September 4, 2001

underslept and overwrought

My brain is fragmenting.

I've been working on putting my new site together. This requires some degree of organization, as I'm pulling together elements from my Earthlink site, my LiveJournal, and files scattered around two hard drives. It's a battle between my ADD and my determination, and so far the ADD is winning.

First, there's the simple (ahem) matter of picking a style and sticking to it. I've been working on a template to use for my journal pages, but I keep forgetting it's there and starting over. I get rolling on another section only to realize that I need a file from the Earthlink site, then get distracted when I'm online and forget about the work I was doing. At the rate I'm going, we can expect to see a grand opening somewhere in the spring of 2005.

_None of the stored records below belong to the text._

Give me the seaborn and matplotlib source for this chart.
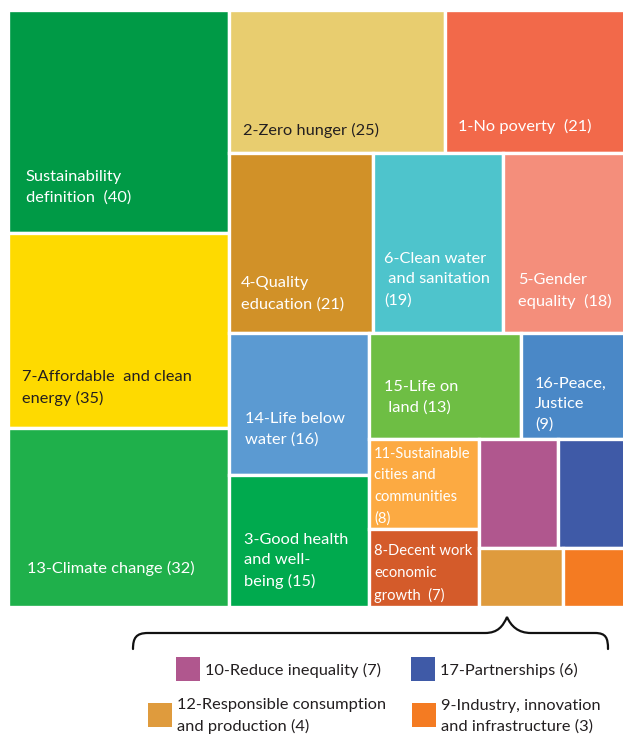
import matplotlib
matplotlib.use("Agg")
import matplotlib.pyplot as plt
from matplotlib.patches import Rectangle, PathPatch
from matplotlib.path import Path
import seaborn as sns

# ---------------- data ----------------
labels = [
    "Sustainability\ndefinition  (40)",
    "7-Affordable  and clean\nenergy (35)",
    "13-Climate change (32)",
    "2-Zero hunger (25)",
    "1-No poverty  (21)",
    "4-Quality\neducation (21)",
    "6-Clean water\n and sanitation\n(19)",
    "5-Gender\nequality  (18)",
    "14-Life below\nwater (16)",
    "3-Good health\nand well-\nbeing (15)",
    "15-Life on\n land (13)",
    "16-Peace,\nJustice\n(9)",
    "11-Sustainable\ncities and\ncommunities\n(8)",
    "8-Decent work\neconomic\ngrowth  (7)",
    "",
    "",
    "",
    "",
]
values = [40, 35, 32, 25, 21, 21, 19, 18, 16, 15, 13, 9, 8, 7, 7, 6, 4, 3]
colors = ["#009A46", "#FEDA00", "#1FB04B", "#E8CD6F", "#F2694A", "#D19128",
          "#4EC4CC", "#F48E7B", "#5B9AD2", "#00AA4E", "#6EBE44", "#4A88C7",
          "#FCAA42", "#D45B2A", "#B0578E", "#3F5AA7", "#DF9B3D", "#F47B22"]
legend_names = ["10-Reduce inequality (7)", "17-Partnerships (6)",
                "12-Responsible consumption\nand production (4)",
                "9-Industry, innovation\nand infrastructure (3)"]
legend_index = [14, 15, 16, 17]

# ---------------- style ----------------
dark_text = {1, 3}
label_pad = [(18, 28), (14, 22), (19, 31), (14, 15), (13, 19), (12, 22),
             (11, 26), (15, 24), (16, 28), (15, 18), (15, 24), (14, 7),
             (5, 3), (5, 4), (0, 0), (0, 0), (0, 0), (0, 0)]
small_font = {12, 13}
FONT = ["Lato", "DejaVu Sans"]
FS = 11.8
FS_SMALL = 10.6

sns.set_theme(style="white")
plt.rcParams["font.family"] = FONT


def worst(row, w):
    s = sum(row)
    return max(max(w * w * r / (s * s), s * s / (w * w * r)) for r in row)


def squarify(vals, x, y, dx, dy):
    total = sum(vals)
    areas = [v * dx * dy / total for v in vals]
    rects = []
    while areas:
        w = min(dx, dy)
        row = [areas[0]]
        i = 1
        while i < len(areas) and worst(row + [areas[i]], w) <= worst(row, w):
            row.append(areas[i])
            i += 1
        areas = areas[i:]
        s = sum(row)
        if dx >= dy:
            cw = s / dy
            yy = y
            for r in row:
                h = r / cw
                rects.append((x, yy, cw, h))
                yy += h
            x += cw
            dx -= cw
        else:
            rh = s / dx
            xx = x
            for r in row:
                wd = r / rh
                rects.append((xx, y, wd, rh))
                xx += wd
            y += rh
            dy -= rh
    return rects


fig = plt.figure(figsize=(6.23, 7.36), dpi=100)
ax = fig.add_axes([0, 0, 1, 1])
ax.set_xlim(0, 623)
ax.set_ylim(736, 0)
ax.axis("off")

rects = squarify(values, 8, 10, 618, 597)
for i, (x, y, w, h) in enumerate(rects):
    ax.add_patch(Rectangle((x, y), w, h, facecolor=colors[i],
                           edgecolor="white", linewidth=2.4))
    if labels[i]:
        px, py = label_pad[i]
        fs = FS_SMALL if i in small_font else FS
        ax.text(x + px, y + h - py, labels[i], ha="left", va="bottom",
                fontsize=fs, linespacing=1.58 if i not in small_font else 1.68,
                color="#231F20" if i in dark_text else "white")

# brace
verts = [(133, 649), (133, 638), (136, 633), (148, 633),
         (485, 633),
         (498, 633), (503, 626), (507, 617),
         (511, 626), (518, 633), (531, 633),
         (595, 633),
         (606, 633), (608, 638), (608, 649)]
codes = [Path.MOVETO, Path.CURVE4, Path.CURVE4, Path.CURVE4,
         Path.LINETO,
         Path.CURVE4, Path.CURVE4, Path.CURVE4,
         Path.CURVE4, Path.CURVE4, Path.CURVE4,
         Path.LINETO,
         Path.CURVE4, Path.CURVE4, Path.CURVE4]
ax.add_patch(PathPatch(Path(verts, codes), facecolor="none",
                       edgecolor="#111111", linewidth=1.6, capstyle="round"))

# legend
legend_pos = [(176, 657), (411, 657), (148, 703), (412, 703)]
for k, idx in enumerate(legend_index):
    lx, ly = legend_pos[k]
    ax.add_patch(Rectangle((lx, ly), 24, 24, facecolor=colors[idx],
                           edgecolor="none"))
    ax.text(lx + 29, ly + 13, legend_names[k], ha="left", va="center",
            fontsize=FS, linespacing=1.55, color="#231F20")

fig.savefig("out.png", dpi=100)
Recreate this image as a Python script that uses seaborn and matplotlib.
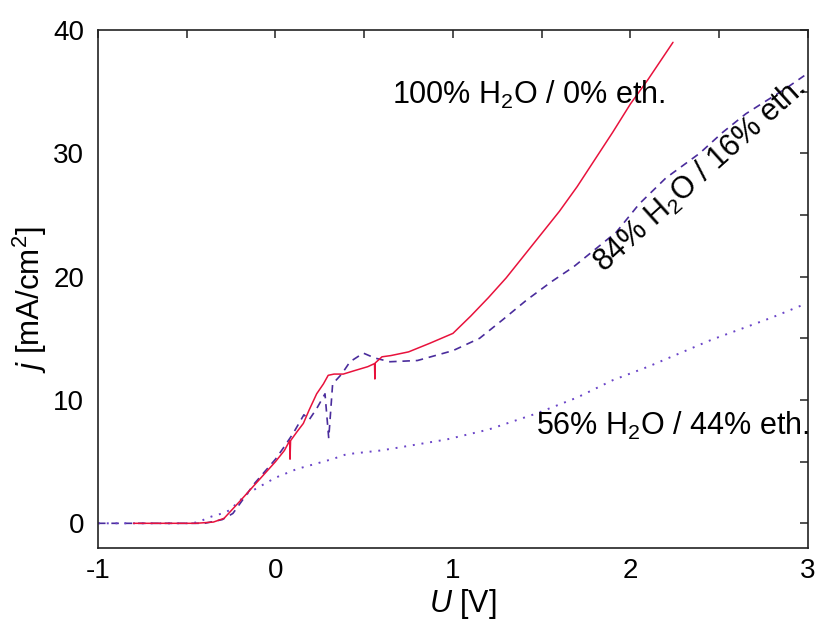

And that's if my brain holds together. Last night was an awful night of tossing and turning, drifting in and out of strange nightmares set in Boston in the 1700s, awakening disoriented in a tangle of sweaty sheets, heart thumping. I had killed a man in self-defense and then, as if I were the Pied Piper, all the children of Olde Boston started following me around and proclaiming me their hero (heroine, I suppose).

I was sheltered on the second floor of an enormous, drafty old church, protected by the entire cast of ragamuffins from Oliver, or so it seemed, when the brother of the dead man passed me in the hall with his lady at his side. Ignoring the children, ignoring his lady, he lunged at me and grabbed the wrist I put up to defend myself, breaking it, his fingernails digging into my skin --

And I woke again to Cricket insistently patting my hand, demanding her breakfast.

That book on Ted Bundy goes back to the library tonight.